## WRITTEN INSTRUCTION
Extract the lines from the first one in the records below through the line containing "x_max = 1.05e6", keeping both ends and leaving out any pictures.

## DATA TO USE
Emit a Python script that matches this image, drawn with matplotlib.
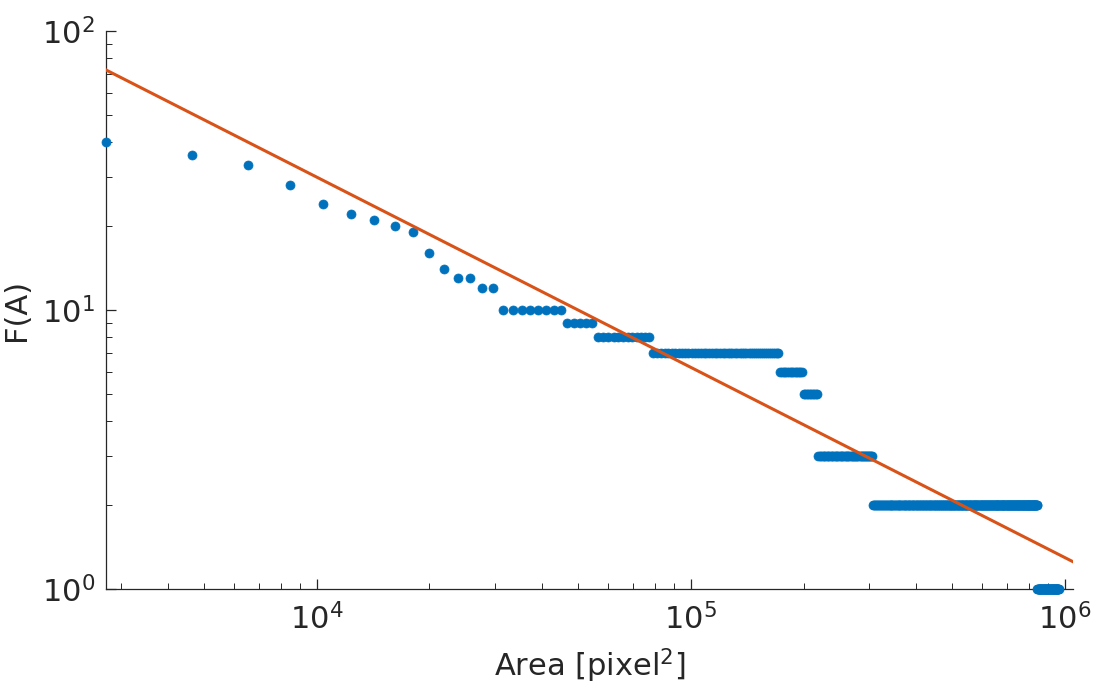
import numpy as np
import matplotlib
matplotlib.use("Agg")
import matplotlib.pyplot as plt
from matplotlib.ticker import LogLocator

# area bins (pixel^2)
first_area = 2733
bin_width = 1915
n_bins = 502

F_levels = [40, 36, 33, 28, 24, 22, 21, 20, 19, 16, 14, 13, 12, 10, 9, 8, 7, 6, 5, 3, 2, 1]
F_counts = [1, 1, 1, 1, 1, 1, 1, 1, 1, 1, 1, 2, 2, 8, 5, 12, 49, 14, 10, 46, 280, 63]

# power-law fit F = c * A^b
fit_c = 16000.0
fit_b = -0.682

x_max = 1.05e6


def main():
    area = first_area + bin_width * np.arange(n_bins)
    F = np.repeat(F_levels, F_counts)

    blue = '#0072BD'
    orange = '#D95319'
    dark = '#262626'

    fig = plt.figure(figsize=(10.94, 6.98), dpi=100)
    ax = fig.add_axes([0.0969, 0.1562, 0.8839, 0.7994])

    ax.plot(area, F, linestyle='none', marker='o', ms=6.5, color=blue,
            mec=blue, mew=0.5, clip_on=False, zorder=3)

    xfit = np.geomspace(first_area, x_max, 400)
    ax.plot(xfit, fit_c * xfit ** fit_b, color=orange, lw=2.2, zorder=4)

    ax.set_xscale('log')
    ax.set_yscale('log')
    ax.set_xlim(first_area, x_max)
    ax.set_ylim(1, 100)

    ax.spines['top'].set_visible(False)
    ax.spines['right'].set_visible(False)
    for s in ('left', 'bottom'):
        ax.spines[s].set_color(dark)
        ax.spines[s].set_linewidth(0.9)

    ax.xaxis.set_minor_locator(LogLocator(base=10, subs=np.arange(2, 10)))
    ax.yaxis.set_minor_locator(LogLocator(base=10, subs=np.arange(2, 10)))
    ax.tick_params(which='both', direction='in', color=dark, labelcolor=dark,
                   top=False, right=False)
    ax.tick_params(which='major', length=7, width=0.9, labelsize=22, pad=8)
    ax.tick_params(which='minor', length=4, width=0.7)
    ax.tick_params(axis='x', which='major', pad=10)

    ax.set_xlabel('Area [pixel$^2$]', fontsize=22, color=dark, labelpad=8)
    ax.set_ylabel('F(A)', fontsize=22, color=dark, labelpad=8)

    fig.savefig('out.png', dpi=100)


if __name__ == "__main__":
    main()
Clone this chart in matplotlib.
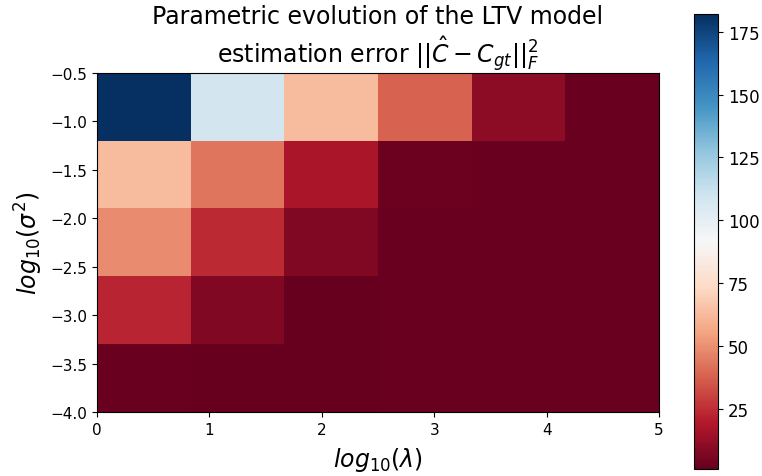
import numpy as np
import matplotlib
matplotlib.use("Agg")
import matplotlib.pyplot as plt

# grid axes (log10 values)
lambda_range = [0, 5]
sigma2_range = [-4.0, -0.5]

# estimation error, rows from top (sigma2 = -0.5) to bottom (sigma2 = -4)
row_1 = [182.0, 108.0, 63.0, 38.0, 11.0, 2.0]
row_2 = [63.0, 43.0, 18.0, 3.0, 2.2, 2.0]
row_3 = [49.0, 24.0, 8.0, 2.0, 2.0, 2.0]
row_4 = [23.0, 8.0, 1.2, 2.0, 2.0, 2.0]
row_5 = [2.5, 1.2, 1.8, 2.0, 2.0, 2.0]

err = np.array([row_1, row_2, row_3, row_4, row_5])

fig = plt.figure(figsize=(7.62, 4.77), dpi=100)
ax = fig.add_axes([97 / 762, 1 - 413 / 477, 562 / 762, 339 / 477])
cax = fig.add_axes([694 / 762, 1 - 470 / 477, 24 / 762, 455 / 477])

im = ax.imshow(err, cmap="RdBu", aspect="auto", interpolation="nearest",
               extent=[lambda_range[0], lambda_range[1], sigma2_range[0], sigma2_range[1]])

ax.set_xlabel(r"$log_{10}(\lambda)$", fontsize=17, labelpad=6)
ax.set_ylabel(r"$log_{10}(\sigma^2)$", fontsize=17)
ax.set_title("Parametric evolution of the LTV model\n"
             r"estimation error $||\hat{C} - C_{gt}||_F^2$", fontsize=17, pad=2)
ax.tick_params(labelsize=11)

cb = fig.colorbar(im, cax=cax)
cb.set_ticks([25, 50, 75, 100, 125, 150, 175])
cb.ax.tick_params(labelsize=12)

fig.savefig("out.png", dpi=100)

## ANSWER TO THIS EXERCISE
Emit a Python script that matches this image, drawn with matplotlib.
import numpy as np
import matplotlib
matplotlib.use("Agg")
import matplotlib.pyplot as plt
from matplotlib.ticker import LogLocator

# area bins (pixel^2)
first_area = 2733
bin_width = 1915
n_bins = 502

F_levels = [40, 36, 33, 28, 24, 22, 21, 20, 19, 16, 14, 13, 12, 10, 9, 8, 7, 6, 5, 3, 2, 1]
F_counts = [1, 1, 1, 1, 1, 1, 1, 1, 1, 1, 1, 2, 2, 8, 5, 12, 49, 14, 10, 46, 280, 63]

# power-law fit F = c * A^b
fit_c = 16000.0
fit_b = -0.682

x_max = 1.05e6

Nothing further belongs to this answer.